La caractérisation de l’abus est toutefois laissée à l'appréciation du juge, à l’appui de la méthode du faisceau d’indices, qui repose en l’occurrence sur les éléments suivants : nature et caractère de l’obligation inexécutée ; gravité de l’inexécution au regard de la durée et du montant du prêt ; existence de moyens adéquats et efficaces à la disposition du consommateur pour remédier aux effets d’une exigibilité anticipée. Dans cette perspective, il incombe principalement au juge d’apprécier si la faculté conférée au professionnel par la clause de déchéance du terme de déclarer exigible la totalité du prêt dépend de l’inexécution par le consommateur d’une obligation essentielle du contrat en cause (CJUE 26 janv. 2017, Banco Primus, n° C-421/14). La Cour de cassation a ainsi juger valable, en l’absence d’abus, une clause de déchéance du terme stipulée non pas seulement dans le cas d’un défaut de règlement des échéances, mais aussi en cas de déclaration inexacte des emprunteurs sur des éléments essentiels du contrat ayant déterminé l’accord de la banque ou pouvant compromettre le remboursement du prêt (Civ. 1re, 28 nov.2018, n° 17-21.625), ou encore dans l’hypothèse d’un emploi des fonds à un usage autre que celui contractuellement prévu (Civ. 1re, 24 janv. 2024, n° 22-12.222), pour autant que la clause considérée ne prive pas l’emprunteur de son recours au juge pour en contester l’application. En revanche, la Cour de cassation a jugé abusive la clause prévoyant la déchéance du terme pour une cause extérieure au contrat litigieux et relative à l’exécution d’une convention distincte (Civ. 1re, 1er févr. 2005, n° 01-16.733 : déchéance du terme à raison du défaut de remboursement par le consommateur des échéances d’un autre emprunt, l’abus s’inférant de l’extériorité d’une telle circonstance au contrat dans lequel la clause examinée est stipulée ; adde, Civ. 1re, 5 juin 2019, n° 16-12.519 : déchéance du terme en cas de démission du salarié-emprunteur ; v. pt n° 12).
À retenir :
■ La clause contenue dans un contrat de crédit à la consommation conclu à compter du 1er mai 2011, date d'entrée en vigueur de la loi du 1er juillet 2010 portant réforme du crédit à la consommation, prévoyant la déchéance du terme pour un motif autre que celui relatif à la défaillance de l'emprunteur dans ses remboursements, n'est pas illicite et n'emporte donc pas déchéance du droit aux intérêts ;
■ Une clause de déchéance du terme est abusive et réputée non écrite notamment si la faculté laissée au professionnel de déclarer exigible la totalité du prêt ne dépend pas de l'inexécution par le consommateur d'une obligation qui présente un caractère essentiel dans le cadre du rapport contractuel en cause, ce qu'il appartient au juge d'apprécier par recours à la méthode du faisceau d’indices.
Références :
■ Civ. 1re, 1er déc.1993, n° 91-20.894 P
■ Civ. 1re, 25 nov. 2010, n° 09-71.022
■ Civ. 1re, 30 avr. 2014, n° 13-13.641
■ CJUE 26 janv. 2017, Banco Primus, n° C-421/14 : D. 2018. 583, obs. H. Aubry, E. Poillot et N. Sauphanor-Brouillaud ; AJDI 2017. 525, obs. M. Moreau, J. Moreau et O. Poindron.

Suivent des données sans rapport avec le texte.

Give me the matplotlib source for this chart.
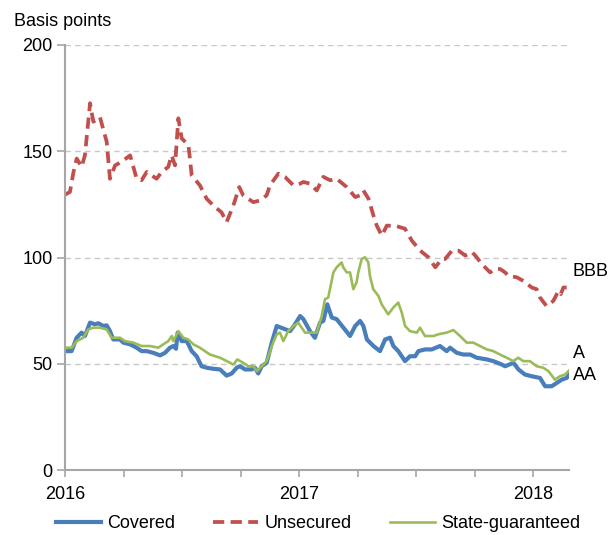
import matplotlib.pyplot as plt
import numpy as np

plt.rcParams['font.family'] = ['Liberation Sans', 'DejaVu Sans']

# dates as decimal years, spreads in basis points
unsec_t = [2016.000, 2016.021, 2016.036, 2016.050, 2016.071, 2016.085, 2016.107,
           2016.121, 2016.149, 2016.178, 2016.192, 2016.214, 2016.242, 2016.278,
           2016.306, 2016.327, 2016.349, 2016.391, 2016.413, 2016.441, 2016.455,
           2016.470, 2016.484, 2016.498, 2016.527, 2016.541, 2016.576, 2016.605,
           2016.640, 2016.668, 2016.690, 2016.719, 2016.744, 2016.761, 2016.804,
           2016.833, 2016.861, 2016.875, 2016.911, 2016.939, 2016.975, 2017.004,
           2017.018, 2017.046, 2017.075, 2017.103, 2017.132, 2017.160, 2017.203,
           2017.239, 2017.260, 2017.274, 2017.296, 2017.317, 2017.331, 2017.353,
           2017.374, 2017.417, 2017.452, 2017.481, 2017.517, 2017.552, 2017.581,
           2017.609, 2017.623, 2017.652, 2017.681, 2017.709, 2017.738, 2017.752,
           2017.780, 2017.815, 2017.837, 2017.858, 2017.879, 2017.893, 2017.929,
           2017.957, 2017.993, 2018.014, 2018.028, 2018.056, 2018.085, 2018.107,
           2018.117, 2018.128, 2018.142]
unsec_v = [129.5, 130.8, 140.0, 146.5, 142.6, 148.0, 172.5, 163.8, 166.0, 154.4,
           137.0, 143.3, 145.0, 148.0, 137.0, 136.3, 140.2, 137.0, 140.2, 142.6,
           148.0, 143.3, 165.4, 156.0, 152.8, 138.6, 133.9, 127.6, 123.7, 121.3,
           116.6, 124.5, 133.1, 129.2, 126.0, 126.8, 129.2, 133.9, 139.4, 137.9,
           133.9, 134.7, 135.5, 134.7, 131.5, 137.9, 136.3, 137.0, 133.1, 128.4,
           129.2, 131.5, 127.6, 119.7, 115.0, 110.3, 115.0, 114.7, 113.5, 107.9,
           103.2, 100.1, 95.4, 99.3, 99.3, 103.2, 103.2, 100.9, 102.5, 100.9,
           96.9, 93.0, 94.6, 94.6, 93.0, 91.4, 90.7, 89.0, 85.9, 85.1, 81.2,
           77.2, 79.6, 84.3, 82.8, 85.9, 85.9]

cov_t = [2016.000, 2016.028, 2016.050, 2016.071, 2016.085, 2016.107, 2016.128,
         2016.142, 2016.164, 2016.178, 2016.192, 2016.206, 2016.235, 2016.249,
         2016.278, 2016.306, 2016.327, 2016.349, 2016.377, 2016.406, 2016.427,
         2016.448, 2016.463, 2016.474, 2016.481, 2016.498, 2016.520, 2016.541,
         2016.562, 2016.583, 2016.605, 2016.633, 2016.662, 2016.690, 2016.712,
         2016.733, 2016.747, 2016.769, 2016.797, 2016.811, 2016.825, 2016.840,
         2016.861, 2016.883, 2016.904, 2016.961, 2016.982, 2017.004, 2017.018,
         2017.046, 2017.067, 2017.089, 2017.103, 2017.120, 2017.132, 2017.139,
         2017.160, 2017.189, 2017.217, 2017.239, 2017.260, 2017.274, 2017.289,
         2017.317, 2017.345, 2017.367, 2017.388, 2017.402, 2017.423, 2017.452,
         2017.473, 2017.495, 2017.509, 2017.537, 2017.566, 2017.601, 2017.630,
         2017.644, 2017.673, 2017.701, 2017.730, 2017.758, 2017.801, 2017.829,
         2017.865, 2017.879, 2017.915, 2017.936, 2017.964, 2017.993, 2018.028,
         2018.050, 2018.078, 2018.099, 2018.121, 2018.142, 2018.153]
cov_v = [56.0, 56.0, 62.3, 64.7, 63.1, 69.4, 68.6, 69.1, 67.8, 68.1, 65.4, 61.5,
         61.5, 60.0, 59.2, 57.6, 56.0, 56.0, 55.2, 54.0, 55.2, 57.6, 58.4, 57.1,
         64.7, 60.7, 60.7, 56.0, 53.6, 48.9, 48.2, 47.7, 47.4, 44.5, 45.5, 48.2,
         48.9, 47.4, 47.4, 48.2, 45.5, 48.9, 50.5, 60.0, 67.8, 65.4, 68.6, 72.5,
         71.0, 65.4, 62.3, 69.4, 70.2, 78.0, 74.1, 71.8, 71.0, 67.0, 63.1, 67.8,
         70.2, 67.8, 61.5, 58.4, 56.0, 61.5, 62.3, 58.4, 56.0, 51.3, 53.6, 53.6,
         56.0, 56.8, 56.8, 58.4, 56.0, 57.6, 55.2, 54.4, 54.4, 52.9, 52.1, 51.3,
         49.7, 48.9, 50.5, 47.4, 45.0, 44.2, 43.4, 39.5, 39.5, 41.0, 42.6, 43.4,
         45.0]

sg_t = [2016.000, 2016.029, 2016.050, 2016.078, 2016.099, 2016.121,
        2016.149, 2016.178, 2016.199, 2016.235, 2016.256, 2016.292,
        2016.327, 2016.363, 2016.398, 2016.420, 2016.441, 2016.456,
        2016.462, 2016.484, 2016.505, 2016.526, 2016.548, 2016.576,
        2016.619, 2016.662, 2016.705, 2016.719, 2016.736, 2016.761,
        2016.783, 2016.804, 2016.819, 2016.840, 2016.861, 2016.883,
        2016.904, 2016.918, 2016.932, 2016.953, 2016.975, 2016.996,
        2017.025, 2017.046, 2017.075, 2017.096, 2017.110, 2017.124,
        2017.146, 2017.160, 2017.181, 2017.188, 2017.203, 2017.217,
        2017.231, 2017.245, 2017.252, 2017.267, 2017.281, 2017.295,
        2017.302, 2017.316, 2017.338, 2017.352, 2017.380, 2017.402,
        2017.423, 2017.438, 2017.452, 2017.473, 2017.502, 2017.516,
        2017.537, 2017.573, 2017.594, 2017.630, 2017.658, 2017.687,
        2017.715, 2017.743, 2017.772, 2017.801, 2017.829, 2017.857,
        2017.886, 2017.914, 2017.935, 2017.957, 2017.985, 2018.014,
        2018.042, 2018.064, 2018.092, 2018.113, 2018.135, 2018.153]
sg_v = [57.6, 57.6, 60.7, 62.3, 66.2, 67.0,
        67.0, 66.2, 62.3, 62.3, 60.7, 60.0,
        58.4, 58.4, 57.6, 59.2, 60.7, 63.1,
        60.7, 65.4, 62.3, 61.5, 59.2, 57.6,
        54.4, 52.9, 50.5, 49.7, 52.1, 50.5,
        48.9, 48.9, 46.6, 48.9, 51.3, 58.4,
        63.9, 64.7, 60.7, 65.4, 67.8, 69.4,
        64.7, 64.7, 64.7, 72.5, 80.4, 81.2,
        93.0, 95.4, 97.7, 95.4, 93.0, 93.0,
        85.1, 88.3, 93.0, 99.3, 100.1, 97.7,
        91.4, 85.1, 82.0, 78.0, 73.3, 76.5,
        78.8, 74.1, 67.8, 65.4, 64.7, 67.0,
        63.1, 63.1, 63.9, 64.7, 65.9, 63.1,
        60.0, 60.0, 58.4, 56.8, 56.0, 54.4,
        52.9, 51.3, 52.9, 51.3, 51.3, 48.9,
        48.2, 46.6, 42.6, 44.2, 45.0, 47.0]

blue = '#4a7ebb'
red = '#c0504d'
green = '#9bbb59'
grey = '#a6a6a6'
fs = 13

fig = plt.figure(figsize=(6.09, 5.35), dpi=100)
ax = fig.add_axes([65 / 609, 1 - 470.3 / 535, 504 / 609, 425.6 / 535])

ax.plot(cov_t, cov_v, color=blue, lw=3.0, label='Covered', solid_joinstyle='round')
ax.plot(unsec_t, unsec_v, color=red, lw=2.7, ls=(0, (3.0, 1.7)), label='Unsecured')
ax.plot(sg_t, sg_v, color=green, lw=1.9, label='State-guaranteed')

ax.set_xlim(2016, 2018.152)
ax.set_ylim(0, 200)
ax.set_yticks([0, 50, 100, 150, 200])
ax.set_xticks([2016, 2017, 2018])
ax.set_xticklabels(['2016', '2017', '2018'])
ax.set_xticks(np.arange(2016, 2018.1, 0.25), minor=True)
ax.tick_params(axis='both', which='both', direction='out', color=grey, width=1.2,
               labelsize=fs, labelcolor='black')
ax.tick_params(axis='x', which='both', length=5, pad=6)
ax.tick_params(axis='y', length=6, pad=3)
for y in [50, 100, 150, 200]:
    ax.axhline(y, color='#c8c8c8', lw=1, ls=(0, (4, 3)), zorder=0)
for s in ['top', 'right']:
    ax.spines[s].set_visible(False)
for s in ['left', 'bottom']:
    ax.spines[s].set_color(grey)
    ax.spines[s].set_linewidth(1.5)

fig.text(14 / 609, 1 - 21 / 535, 'Basis points', fontsize=fs, va='center', ha='left')
fig.text(573 / 609, 1 - 271 / 535, 'BBB', fontsize=fs, va='center', ha='left')
fig.text(573 / 609, 1 - 354 / 535, 'A', fontsize=fs, va='center', ha='left')
fig.text(573 / 609, 1 - 376 / 535, 'AA', fontsize=fs, va='center', ha='left')

fig.legend(loc='center', bbox_to_anchor=(0.522, 1 - 524 / 535), ncol=3, frameon=False,
           fontsize=fs, handlelength=2.5, handletextpad=0.35, columnspacing=2.1)

fig.savefig('out.png', dpi=100)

■ Civ. 1re, 28 nov.2018, n° 17-21.625 : D. 2019. 607, obs. H. Aubry, E. Poillot et N. Sauphanor-Brouillaud ; AJDI 2019. 548, obs. J. Moreau ; RDI 2019. 324, obs. J. Salvandy ; AJ contrat 2019. 84, obs. J. Lasserre Capdeville.
■ Civ. 1re, 24 janv. 2024, n° 22-12.222 : D. 2024. 1877, obs. D. R. Martin et H. Synvet ; ibid. 2025. 662, obs. H. Aubry, E. Poillot et N. Sauphanor-Brouillaud.

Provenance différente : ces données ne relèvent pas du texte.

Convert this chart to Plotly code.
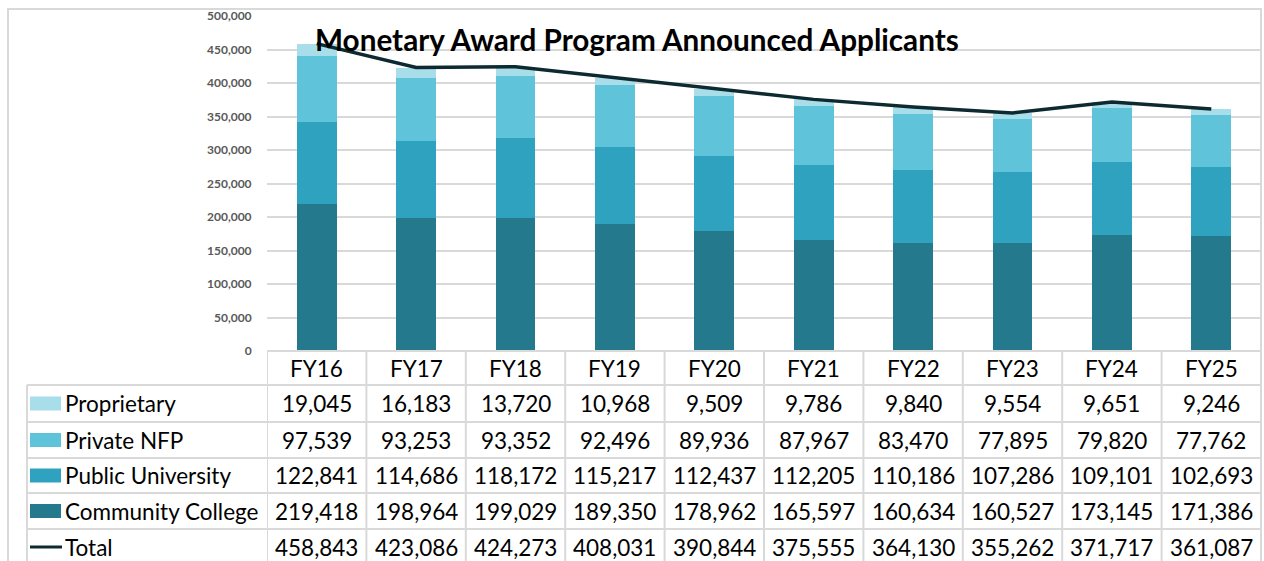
import plotly.graph_objects as go

# ---------------- data ----------------
years = ["FY16", "FY17", "FY18", "FY19", "FY20", "FY21", "FY22", "FY23", "FY24", "FY25"]
proprietary = [19045, 16183, 13720, 10968, 9509, 9786, 9840, 9554, 9651, 9246]
private_nfp = [97539, 93253, 93352, 92496, 89936, 87967, 83470, 77895, 79820, 77762]
public_univ = [122841, 114686, 118172, 115217, 112437, 112205, 110186, 107286, 109101, 102693]
community = [219418, 198964, 199029, 189350, 178962, 165597, 160634, 160527, 173145, 171386]
total = [458843, 423086, 424273, 408031, 390844, 375555, 364130, 355262, 371717, 361087]

title_text = "Monetary Award Program Announced Applicants"

# ---------------- style ----------------
W, H = 1264, 561
FONT = "Lato, 'Open Sans', sans-serif"
C_CC = "#247A8C"
C_PU = "#2EA2BF"
C_PN = "#5FC3DA"
C_PR = "#A8DDEA"
C_TOT = "#0D2A30"
GRID = "#D9D9D9"
TXT = 22.5

# pixel layout helpers (top-left origin)
def px(x):
    return x / W

def py(y):
    return 1 - y / H

plot_left, plot_right = 267, 1261
plot_top, plot_bottom = 16, 351
table_left = 27
row_edges = [351, 385, 422, 458, 493, 529, 565]

fig = go.Figure()

series = [
    ("Community College", community, C_CC),
    ("Public University", public_univ, C_PU),
    ("Private NFP", private_nfp, C_PN),
    ("Proprietary", proprietary, C_PR),
]
for name, vals, col in series:
    fig.add_trace(go.Bar(x=years, y=vals, name=name, marker=dict(color=col, line=dict(width=0)),
                         width=0.4))

fig.add_trace(go.Scatter(x=years, y=total, name="Total", mode="lines",
                         line=dict(color=C_TOT, width=3.5)))

shapes = []
annotations = []

# outer chart border
shapes.append(dict(type="rect", xref="paper", yref="paper", x0=px(8), x1=px(1261),
                   y0=py(600), y1=py(9), line=dict(color=GRID, width=2), layer="below"))

# table grid lines
shapes.append(dict(type="line", xref="paper", yref="paper", x0=px(plot_left), x1=px(plot_right),
                   y0=py(row_edges[0]), y1=py(row_edges[0]), line=dict(color=GRID, width=2)))
for ye in row_edges[1:-1]:
    shapes.append(dict(type="line", xref="paper", yref="paper", x0=px(table_left), x1=px(plot_right),
                       y0=py(ye), y1=py(ye), line=dict(color=GRID, width=2)))
shapes.append(dict(type="line", xref="paper", yref="paper", x0=px(table_left), x1=px(table_left),
                   y0=py(row_edges[1]), y1=py(600), line=dict(color=GRID, width=2)))
for i in range(len(years) + 1):
    shapes.append(dict(type="line", xref="x", yref="paper", x0=i - 0.5, x1=i - 0.5,
                       y0=py(row_edges[0]), y1=py(600), line=dict(color=GRID, width=2)))

# header row
hc = (row_edges[0] + row_edges[1]) / 2
for yr in years:
    annotations.append(dict(xref="x", yref="paper", x=yr, y=py(hc), text=yr, showarrow=False,
                            font=dict(family=FONT, size=TXT, color="#000"), xanchor="center", yanchor="middle"))

rows = [
    ("Proprietary", proprietary, C_PR, "box"),
    ("Private NFP", private_nfp, C_PN, "box"),
    ("Public University", public_univ, C_PU, "box"),
    ("Community College", community, C_CC, "box"),
    ("Total", total, C_TOT, "line"),
]
for r, (name, vals, col, kind) in enumerate(rows):
    yc = (row_edges[r + 1] + row_edges[r + 2]) / 2
    if kind == "box":
        shapes.append(dict(type="rect", xref="paper", yref="paper", x0=px(30), x1=px(61),
                           y0=py(yc + 7), y1=py(yc - 7), fillcolor=col, line=dict(width=0)))
    else:
        shapes.append(dict(type="line", xref="paper", yref="paper", x0=px(30), x1=px(62),
                           y0=py(yc), y1=py(yc), line=dict(color=col, width=3)))
    annotations.append(dict(xref="paper", yref="paper", x=px(63), y=py(yc), text=name, showarrow=False,
                            font=dict(family=FONT, size=TXT, color="#000"), xanchor="left", yanchor="middle"))
    for yr, v in zip(years, vals):
        annotations.append(dict(xref="x", yref="paper", x=yr, y=py(yc), text=f"{v:,}", showarrow=False,
                                font=dict(family=FONT, size=TXT, color="#000"),
                                xanchor="center", yanchor="middle"))

# title
annotations.append(dict(xref="paper", yref="paper", x=px(637), y=py(40), text=f"<b>{title_text}</b>",
                        showarrow=False, font=dict(family=FONT, size=29.7, color="#000"),
                        xanchor="center", yanchor="middle"))

fig.update_layout(
    width=W, height=H,
    margin=dict(l=0, r=0, t=0, b=0, autoexpand=False),
    paper_bgcolor="white", plot_bgcolor="white",
    barmode="stack",
    showlegend=False,
    shapes=shapes,
    annotations=annotations,
    xaxis=dict(domain=[px(plot_left), px(plot_right)], showticklabels=False, showgrid=False,
               zeroline=False, showline=False, range=[-0.5, len(years) - 0.5], fixedrange=True),
    yaxis=dict(domain=[py(plot_bottom), py(plot_top)], range=[0, 500000], dtick=50000,
               tickformat=",", showgrid=True, gridcolor=GRID, gridwidth=2, zeroline=False,
               showline=False, ticks="outside", ticklen=12, tickcolor="rgba(0,0,0,0)",
               automargin=False,
               tickfont=dict(family=FONT, size=12, color="#595959", weight="bold")),
)

fig.write_html("out.html")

■ Civ. 1re, 1er févr. 2005, n° 01-16.733 B : D. 2005. 640, obs. V. Avena-Robardet ; RTD civ. 2005. 393, obs. J. Mestre et B. Fages ; RTD com. 2005. 825, obs. B. Bouloc.
■ Civ. 1re, 5 juin 2019, n° 16-12.519 P : D. 2019. 1221 ; ibid. 1784, chron. S. Vitse, S. Canas, C. Dazzan-Barel, V. Le Gall, I. Kloda, C. Azar, S. Gargoullaud, R. Le Cotty et A. Feydeau-Thieffry ; ibid. 1848, chron. J.-M. Moulin et Y. Picod ; ibid. 2020. 353, obs. M. Mekki ; ibid. 624, obs. H. Aubry, E. Poillot et N. Sauphanor-Brouillaud ; RDI 2019. 558, obs. J. Salvandy ; AJ contrat 2019. 343, obs. V. Legrand ; Rev. prat. rec. 2020. 23, chron. R. Bouniol ; RTD com. 2019. 963, obs. D. Legeais ; RTD eur. 2020. 768, obs. A. Jeauneau.